Empezando por el arresto, para proceder a este era necesaria la declaración de dos testigos imputando al acusado un delito específico. No obstante, en el momento de la detención a Jesucristo todavía no se le había formulado acusación alguna. Por primera vez, esta se produjo cuando se reunió el Sanedrín a pesar de que este no podía reunirse en el tiempo Pascual ni tampoco le correspondía buscar a los testigos. Incluso estos eran falsos y contradictorios entre ellos (Mateo 26:59) y el reo en ningún momento contó con defensa alguna.
Todo el procedimiento se realiza a puerta cerrada y con gran secretismo en lugar de llevarlo a cabo a la luz del día y de forma pública. Tampoco Caifás respetó la interrupción legal estipulada y ni tan solo se votó la setencia del Sanedrín.

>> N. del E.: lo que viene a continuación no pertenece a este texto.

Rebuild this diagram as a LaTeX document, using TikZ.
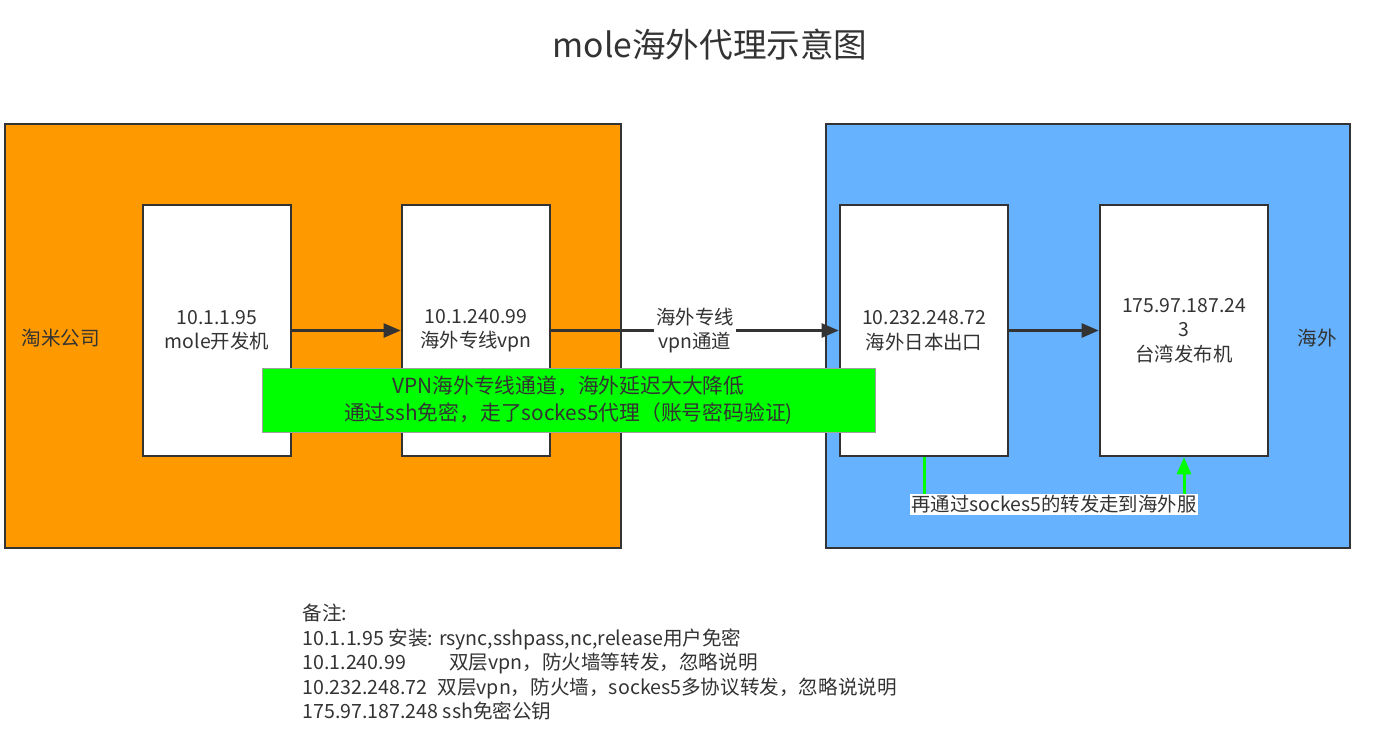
\documentclass[tikz,border=0pt]{standalone}
\usepackage{fontspec}
\setmainfont{Noto Sans CJK SC}
\usetikzlibrary{arrows.meta}
\definecolor{txt}{HTML}{333333}
\definecolor{orangefill}{HTML}{FF9900}
\definecolor{bluefill}{HTML}{66B2FF}
\definecolor{limefill}{HTML}{00FF00}
\definecolor{grayborder}{HTML}{A0A0A0}
\begin{document}
\begin{tikzpicture}[x=1pt,y=-1pt,
  every node/.style={text=txt},
  zone/.style={draw=txt,line width=2.6pt,inner sep=0pt},
  hostbox/.style={draw=txt,fill=white,line width=2.6pt,minimum height=251pt,align=center,inner sep=2pt,font=\fontsize{19.4}{24.5}\selectfont},
  conn/.style={draw=txt,line width=2.4pt,-{Triangle[length=17pt,width=14pt]}},
  greenconn/.style={draw=limefill,line width=3pt,-{Triangle[length=17pt,width=14pt]}},
  bodytext/.style={font=\fontsize{19.6}{24.5}\selectfont},
  wlabel/.style={fill=white,inner sep=2pt,align=center,font=\fontsize{19.4}{24.5}\selectfont}
]
\useasboundingbox (0,0) rectangle (1377,753);
\fill[white] (0,0) rectangle (1377,753);

% title
\node[font=\fontsize{33.6}{40}\selectfont] (title) at (710,45) {mole海外代理示意图};

% zones
\node[zone,fill=orangefill,minimum width=616pt,minimum height=424pt] (zoneA) at (313,336) {};
\node[zone,fill=bluefill,minimum width=524pt,minimum height=424pt] (zoneB) at (1088,336) {};
\node[bodytext,anchor=west] (labA) at (18,338) {淘米公司};
\node[bodytext,anchor=west] (labB) at (1294,338) {海外};

% hosts
\node[hostbox,minimum width=148pt] (b1) at (217,330.5) {10.1.1.95\\mole开发机};
\node[hostbox,minimum width=148pt] (b2) at (476,330.5) {10.1.240.99\\海外专线vpn};
\node[hostbox,minimum width=168pt] (b3) at (924,330.5) {10.232.248.72\\海外日本出口};
\node[hostbox,minimum width=168pt] (b4) at (1184,330.5) {175.97.187.24\\3\\台湾发布机};

% connectors
\draw[conn] (b1.east) -- (b2.west);
\draw[conn] (b2.east) -- node[wlabel] (vpnlab) {海外专线\\vpn通道} (b3.west);
\draw[conn] (b3.east) -- (b4.west);

% green note
\node[draw=grayborder,line width=1pt,fill=limefill,minimum width=613pt,minimum height=64pt,align=center,font=\fontsize{20.8}{27}\selectfont] (note) at (568.5,400) {VPN海外专线通道，海外延迟大大降低\\通过ssh免密，走了sockes5代理（账号密码验证)};

% green forward connector
\draw[greenconn] (b3.south) -- ++(0,47) coordinate (gc) -| node[wlabel,pos=0.25,inner sep=1.5pt] (fwd) {再通过sockes5的转发走到海外服} (b4.south);

% remarks
\node[bodytext,anchor=base west] (r1) at (299,620) {备注:};
\node[bodytext,anchor=base west] (r2) at (299,645) {10.1.1.95 安装: rsync,sshpass,nc,release用户免密};
\node[bodytext,anchor=base west] (r3) at (299,669.5) {10.1.240.99\hspace{2.2em}双层vpn，防火墙等转发，忽略说明};
\node[bodytext,anchor=base west] (r4) at (299,694) {10.232.248.72\hspace{0.5em}双层vpn，防火墙，sockes5多协议转发，忽略说说明};
\node[bodytext,anchor=base west] (r5) at (299,718.5) {175.97.187.248 ssh免密公钥};
\end{tikzpicture}
\end{document}
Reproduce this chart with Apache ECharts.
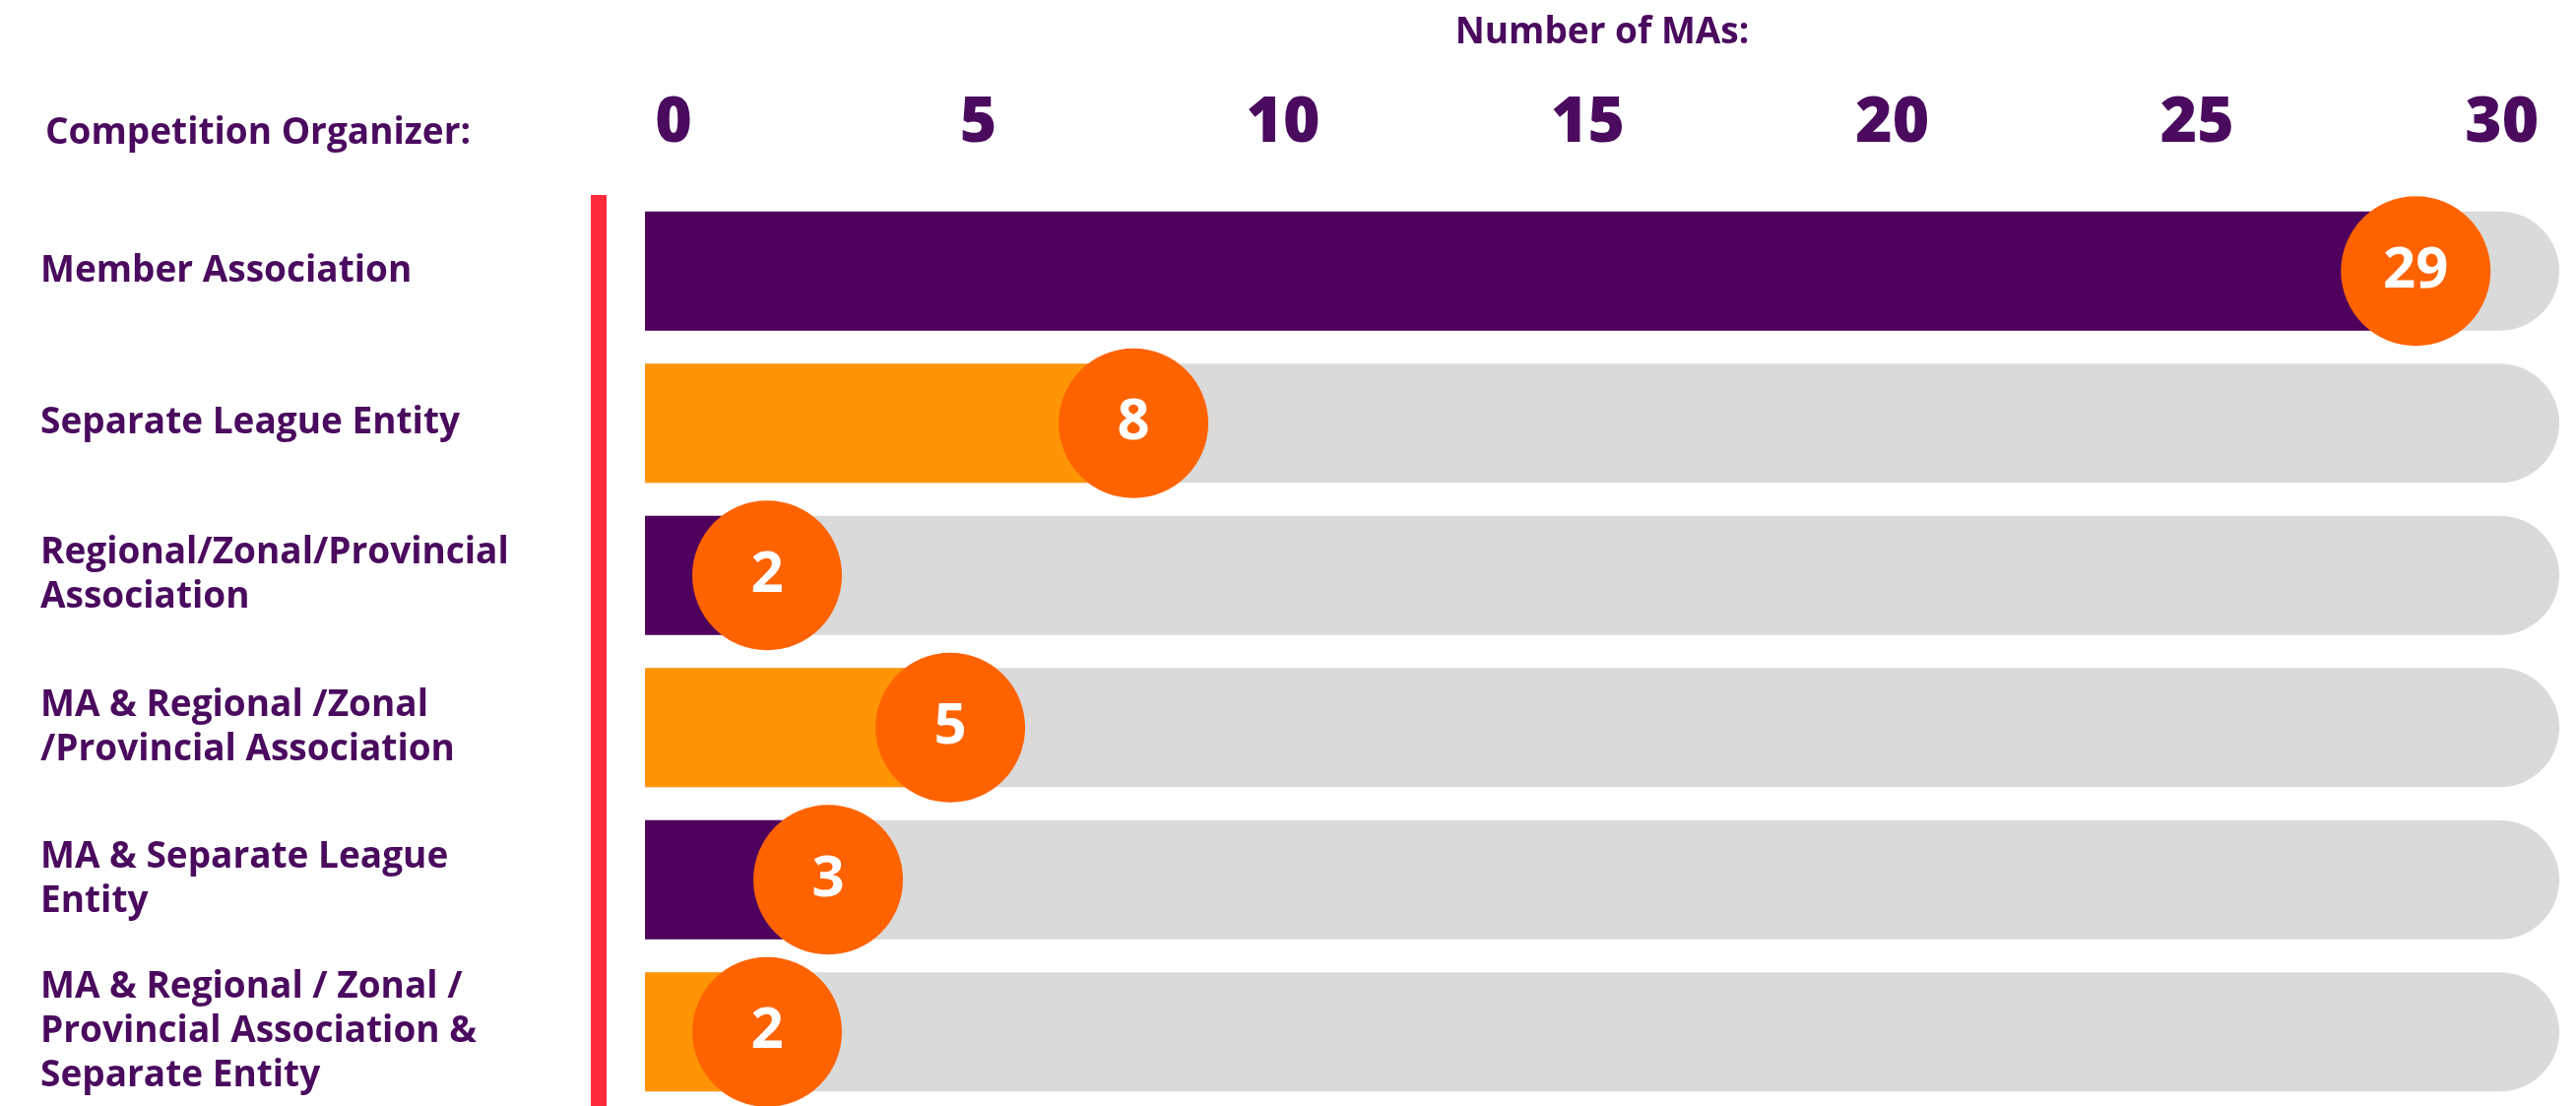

Posteriormente, Jesús fue llevado ante la autoridad romana, el gobernador Poncio Pilato. Como los judíos no tenían potestad para ejecutarlo, lo llevaron ante él pero ante la pregunta:
“¿Qué acusación traen contra este hombre?”
inmediatamente cambiaron de acusación, sabedores de que la blasfemia no era delito en Roma. Esto les obligó a fabricar el siguiente cargo:
“A este hombre lo hallamos subvirtiendo a nuestra nación, y prohibiendo pagar impuestos a César, y diciendo que él mismo es Cristo, un rey” (Lucas 23:2).
Sin embargo, este cargo no estaba penado con la pena de muerte, a menos que hubiese mediado sedición armada, cosa que manifiestamente no hizo Jesús. Para concluir esta retahíla de irregularidades, el procurador romano mandó a la muerte al reo sin pronunciar tampoco sentencia.
Taylor Innes declaró:
“Un juicio que iniciara, concluyera y en el que se pronunciara formalmente la condena, entre la medianoche y el mediodía siguiente, se oponía por completo a las reglas de la ley hebrea y a los principios de justicia”.
Todo el proceso, lleno de crasas y flagrantes ilegalidades, no podía tener como resultado otro que el de cometer una de las más atroces injusticias de la historia de la humanidad y cometer una de las violaciones más descaradas y palpables de un ordenamiento jurídico de las que se tiene constancia.